A recent paper in nature climate change: Less than 2°C warming by 2100 unlikely (Raftery et al. 2017), concludes that the goal of the Paris Agreement is unlikely to be met.
Although the conclusion is disheartening, the paper advances the science of climate modeling by developing a joint Bayesian hierarchical model for Gross Domestic Product per capita and carbon intensity. This ensemble of models, in turn, depends on the availability of probabilistic population projections developed by the BayesPop Project at the University of Washington and available on CRAN.

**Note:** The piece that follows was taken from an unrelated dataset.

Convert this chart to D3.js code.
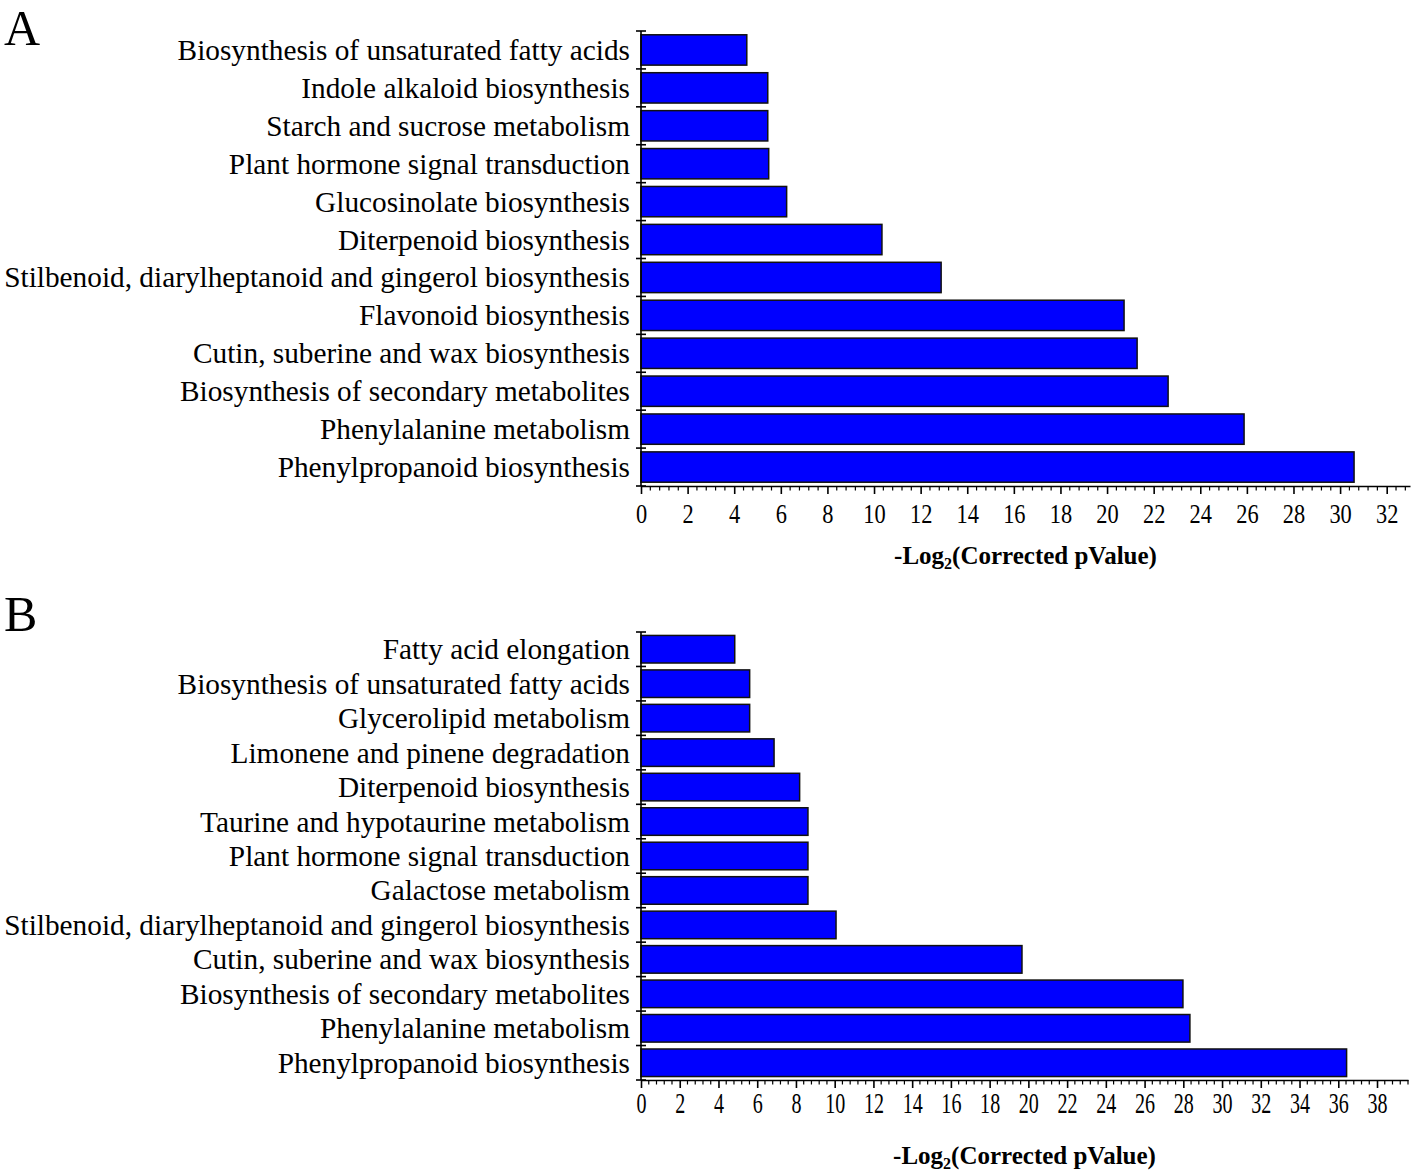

The linkage between CO2 emissions and population modeling comes through the use of a version of the Kaya identity, which “expresses future emissions levels in a country as a product of three components: population, GDP per capita, and carbon intensity (CO2 emissions per unit of GDP).”
The 3700 lines of R code that implement the models underlying the paper are available here on GitHub. Unless you work in this aspect of climate modeling, mastering this code seems likely to be a formidable task. A good first step, however, might be to work through the population models developed by BayesPop. These models comprise a series of R packages:
bayesTFR
implements a Bayesian hierarchical model to make projections of total fertility for all of the countries in the world.
bayesLife
implements a Bayesian Hierarchical model to make life expectancy projections for all the countries in the world is described here.
bayesPop
usesbayesTFR
andbayesLife
to generate population projections for all of the world’s countries.
bayesDem
provides graphical user interface forbayesTFR
,bayesLife
andbayesPop
.
wppExployer
implements ashiny
app for exploring the data in on the World Population Prospects This data is available in R packages wpp2017, wpp2015, wpp2012, and wpp2010,
The wppExployer
shiny
app is also available online.
To give you a feel for how these models work, we use the bayesTFR
package to estimate and plot fertility rates for the United States. (Note that, for brevity, the informative console output of the simulations in the code below have been suppressed.)
library(bayesTFR)
# This command produces output data, such as in the directory ex-data
sim.dir <- tempfile()
# Phase II MCMCs
m <- run.tfr.mcmc(nr.chains=1, iter=60, output.dir=sim.dir, seed=1, verbose=TRUE)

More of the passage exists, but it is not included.